Tally the lines that contain the string "this" and state that total without comment.

-- Start of Supplied material --

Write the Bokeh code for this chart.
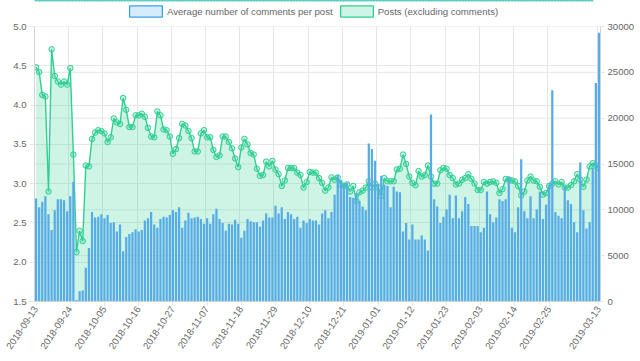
import pandas as pd
from bokeh.plotting import figure
from bokeh.layouts import column
from bokeh.models import (Range1d, LinearAxis, FixedTicker, Span, Legend, LegendItem,
                          NumeralTickFormatter)
from bokeh.embed import file_html
from bokeh.resources import INLINE

# ---------------- data ----------------
dates = [d.strftime("%Y-%m-%d") for d in pd.date_range("2018-09-13", "2019-03-13", freq="D")]

avg_comments = [
    2.81, 2.70, 2.77, 2.84, 2.61, 2.41, 2.66, 2.80, 2.80, 2.79, 2.65, 2.84, 3.02, 1.52, 1.63, 1.64,
    1.93, 2.18, 2.64, 2.57, 2.58, 2.61, 2.56, 2.60, 2.50, 2.51, 2.39, 2.48, 2.14, 2.32, 2.36, 2.38,
    2.42, 2.39, 2.41, 2.53, 2.56, 2.64, 2.48, 2.44, 2.55, 2.58, 2.57, 2.60, 2.66, 2.64, 2.70, 2.44,
    2.53, 2.63, 2.56, 2.57, 2.58, 2.55, 2.49, 2.56, 2.49, 2.61, 2.68, 2.55, 2.50, 2.40, 2.49, 2.48,
    2.54, 2.49, 2.31, 2.40, 2.55, 2.52, 2.51, 2.51, 2.45, 2.53, 2.62, 2.57, 2.57, 2.72, 2.62, 2.70,
    2.55, 2.64, 2.61, 2.55, 2.58, 2.44, 2.53, 2.50, 2.55, 2.53, 2.53, 2.48, 2.62, 2.66, 2.56, 2.64,
    2.86, 3.11, 3.05, 3.00, 3.01, 2.83, 2.82, 2.88, 2.78, 2.71, 2.66, 3.51, 3.44, 3.29, 3.00, 3.10,
    2.99, 2.97, 2.70, 2.96, 2.90, 2.89, 2.39, 2.50, 2.29, 2.48, 2.29, 2.29, 2.34, 2.29, 2.15, 3.88,
    2.80, 2.71, 2.50, 2.58, 2.67, 2.86, 2.56, 2.85, 2.56, 2.65, 2.83, 2.74, 2.46, 2.46, 2.46, 2.38,
    2.44, 2.90, 2.61, 2.51, 2.57, 2.80, 2.78, 2.80, 3.09, 2.44, 2.38, 2.70, 3.31, 2.65, 2.56, 2.84,
    2.56, 2.67, 2.90, 2.55, 2.73, 2.99, 4.19, 2.64, 2.59, 2.56, 2.97, 2.79, 2.74, 2.51, 2.38, 3.27,
    2.66, 2.43, 2.51, 3.20, 4.28, 4.92,
]

posts = [
    25540, 25030, 22540, 22370, 12000, 27510, 24600, 24000, 23660, 24000, 23660, 25460, 16030, 5400,
    7710, 6600, 14830, 14740, 17740, 18430, 18690, 18600, 18340, 17400, 17910, 19970, 19540, 19370,
    22200, 20910, 19030, 19030, 20310, 20310, 20490, 20140, 18940, 18000, 17910, 20740, 20310, 18770,
    18690, 18000, 16110, 16630, 17830, 19370, 19200, 18600, 17830, 16370, 16370, 18340, 18690, 17910,
    17910, 16540, 15770, 15940, 18000, 18000, 17400, 16710, 15600, 14660, 16800, 17740, 17140, 16200,
    16030, 14490, 13710, 13800, 15260, 14740, 15340, 14400, 13890, 12600, 13200, 14570, 14570, 14570,
    14060, 13800, 12430, 13030, 14140, 14060, 14060, 13460, 12940, 12090, 12430, 13540, 13290, 13540,
    12770, 12600, 12770, 12000, 12600, 10970, 11910, 12090, 12430, 13110, 12430, 12860, 12430, 11490,
    13460, 13110, 13110, 13110, 14400, 14490, 16030, 15000, 13630, 12940, 12690, 14230, 13630, 13800,
    14830, 13630, 12860, 12860, 14310, 14570, 14490, 13800, 13460, 12770, 12860, 13290, 13460, 13890,
    13370, 12860, 12170, 12170, 13030, 12860, 13030, 13110, 12940, 11830, 12260, 13370, 13290, 13200,
    13110, 12600, 11570, 12000, 13200, 13630, 13200, 13110, 12510, 11660, 11830, 12600, 12860, 13110,
    12770, 13030, 12430, 12430, 12690, 13110, 13890, 13290, 12510, 13290, 14740, 15090, 14830, 14570,
]

tick_labels = ["2018-09-13", "2018-09-24", "2018-10-05", "2018-10-16", "2018-10-27", "2018-11-07",
               "2018-11-18", "2018-11-29", "2018-12-10", "2018-12-21", "2019-01-01", "2019-01-12",
               "2019-01-23", "2019-02-03", "2019-02-14", "2019-02-25", "2019-03-13"]
left_ticks = [1.5, 2.0, 2.5, 3.0, 3.5, 4.0, 4.5, 5.0]
right_ticks = [0, 5000, 10000, 15000, 20000, 25000, 30000]

series_names = ["Average number of comments per post", "Posts (excluding comments)"]

# ---------------- style ----------------
BLUE = "#57abe6"
BLUE_EDGE = "#36a2eb"
GREEN = "#2fcf92"
TXT = "#666666"
GRID = "#e6e6e6"
AXIS = "#d2d2d2"
FONT = "Liberation Sans"
FS = "9.6px"
FRAME_W, FRAME_H = 566, 275
LEG_H = 19
FIG_W = 630

idx = list(range(len(dates)))
tick_idx = [dates.index(t) for t in tick_labels]

# ---------------- main chart ----------------
p = figure(frame_width=FRAME_W, frame_height=FRAME_H, output_backend="svg",
           toolbar_location=None, tools="",
           x_range=Range1d(-0.5, len(dates) - 0.5),
           y_range=Range1d(left_ticks[0], left_ticks[-1]))
p.extra_y_ranges = {"posts": Range1d(right_ticks[0], right_ticks[-1])}
p.outline_line_color = None
p.min_border_left = 34
p.min_border_right = 0
p.min_border_top = 7
p.min_border_bottom = 0

p.varea(x=idx, y1=0, y2=posts, y_range_name="posts", fill_color=GREEN, fill_alpha=0.24)
p.line(idx, posts, y_range_name="posts", line_color=GREEN, line_width=1.4)
p.scatter(idx, posts, y_range_name="posts", size=5.5, marker="circle",
          fill_color=GREEN, fill_alpha=0.25, line_color=GREEN, line_width=1)
p.vbar(x=idx, top=avg_comments, bottom=left_ticks[0], width=0.72,
       fill_color=BLUE, line_color=None)

xa = p.xaxis[0]
xa.ticker = FixedTicker(ticks=tick_idx)
xa.major_label_overrides = {i: lab for i, lab in zip(tick_idx, tick_labels)}
xa.major_label_orientation = 0.98

ya = p.yaxis[0]
ya.ticker = FixedTicker(ticks=left_ticks)
ya.formatter = NumeralTickFormatter(format="0.0")

ra = LinearAxis(y_range_name="posts", ticker=FixedTicker(ticks=right_ticks),
                formatter=NumeralTickFormatter(format="0"))
p.add_layout(ra, "right")

for ax in (xa, ya, ra):
    ax.axis_line_color = AXIS
    ax.major_tick_line_color = GRID
    ax.minor_tick_line_color = None
    ax.major_tick_in = 0
    ax.major_label_text_font = FONT
    ax.major_label_text_font_size = FS
    ax.major_label_text_color = TXT
xa.major_tick_out = 4
xa.major_label_standoff = 2
ya.major_tick_out = 5
ya.major_label_standoff = 3
ra.major_tick_out = 4
ra.major_label_standoff = 3

p.xgrid.ticker = FixedTicker(ticks=[i - 0.5 for i in tick_idx[1:]])
p.xgrid.grid_line_color = GRID
p.ygrid.ticker = FixedTicker(ticks=left_ticks)
p.ygrid.grid_line_color = GRID
for t in right_ticks:
    p.add_layout(Span(location=t, dimension="width", y_range_name="posts",
                      line_color=GRID, line_width=1, level="underlay"))

# ---------------- legend strip ----------------
lg = figure(width=FIG_W, height=LEG_H, output_backend="svg", toolbar_location=None, tools="",
            x_axis_location=None, y_axis_location=None,
            x_range=Range1d(-0.5, len(dates) - 0.5), y_range=Range1d(-3, -2))
lg.extra_y_ranges = {"posts": Range1d(-60000, -30000)}
lg.outline_line_color = None
lg.grid.visible = False
lg.min_border = 0
# swatch renderers: real data, lying outside this strip's visible range
sw_bar = lg.vbar(x=idx, top=avg_comments, bottom=left_ticks[0], width=0.72,
                 fill_color=BLUE_EDGE, fill_alpha=0.2, line_color=BLUE_EDGE, line_width=1.3)
sw_area = lg.vbar(x=idx, top=posts, bottom=0, width=0.72, y_range_name="posts",
                  fill_color=GREEN, fill_alpha=0.24, line_color=GREEN, line_width=1.3)
legend = Legend(items=[LegendItem(label=series_names[0], renderers=[sw_bar]),
                       LegendItem(label=series_names[1], renderers=[sw_area])],
                orientation="horizontal", location=(91, 1),
                glyph_width=41, glyph_height=14, label_standoff=1, spacing=3,
                padding=0, margin=0, border_line_color=None, background_fill_alpha=0,
                label_text_font=FONT, label_text_font_size=FS, label_text_color=TXT)
lg.add_layout(legend, "center")

layout = column(lg, p, spacing=0)
open("out.html", "w").write(file_html(layout, INLINE))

-- End of Supplied material --

● **Complete response**:
2